The API identifies all types of URLs, including fully qualified (
https://example.com
), partially formed (www.example.com
), and malformed or broken links. It’s designed to work with unstructured or free-form text, not just clean HTML.2. Does the API check if a URL is working?
Yes. The API performs a reachability check and flags whether each URL is valid, broken (unreachable), or malformed. This helps you quickly identify dead links or incorrect formatting.
3. Can I use this API with HTML input?
Absolutely. If you’re working with HTML content (e.g., from crawlers or CMS exports), you can first clean it using ApyHub’s HTML to Word API to remove markup and simplify the structure for better link detection.
4. What’s the size limit for input text?
The API accepts a maximum payload size per request, as outlined in the API reference. For large datasets, it's best to batch the input or process text in segments.
5. Is this suitable for real-time use?
Yes. The API is optimized for fast response times and can be integrated into real-time workflows, such as content submission forms, CMS publishing flows, or chat systems.
6. Can I enforce custom rules like domain allowlists or blocklists?

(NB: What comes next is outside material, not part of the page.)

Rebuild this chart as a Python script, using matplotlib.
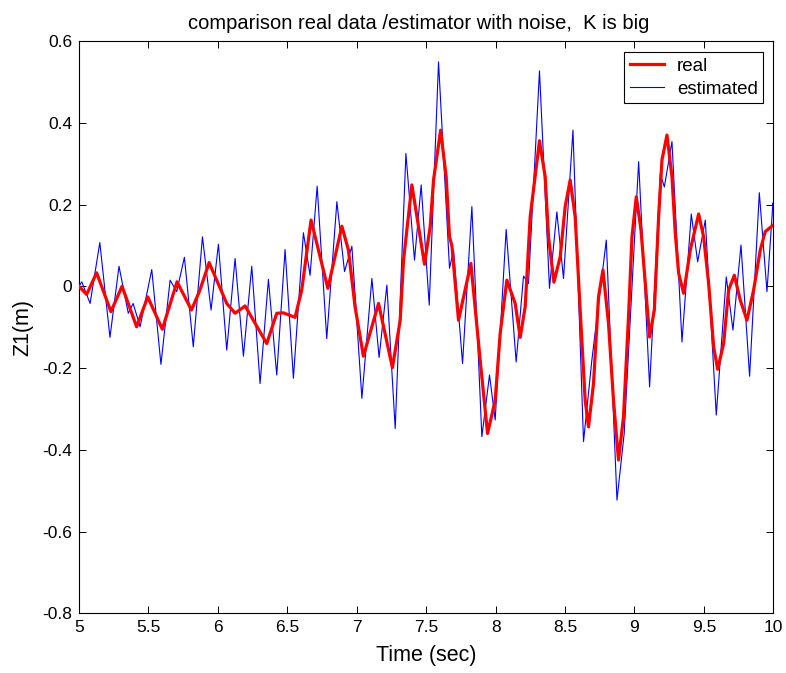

The API gives you structured results with clean domain and URL data. You can then easily apply your own filtering logic (e.g., allow only internal domains, block social media links, etc.) in your application code.
7. How do I test or integrate this API locally?
You can use Voiden, ApyHub’s free, open-source API client. It supports local development, Git-based projects, and plugin extensions. Voiden makes it easy to discover, test, and chain ApyHub APIs in a way that fits naturally into your development workflow.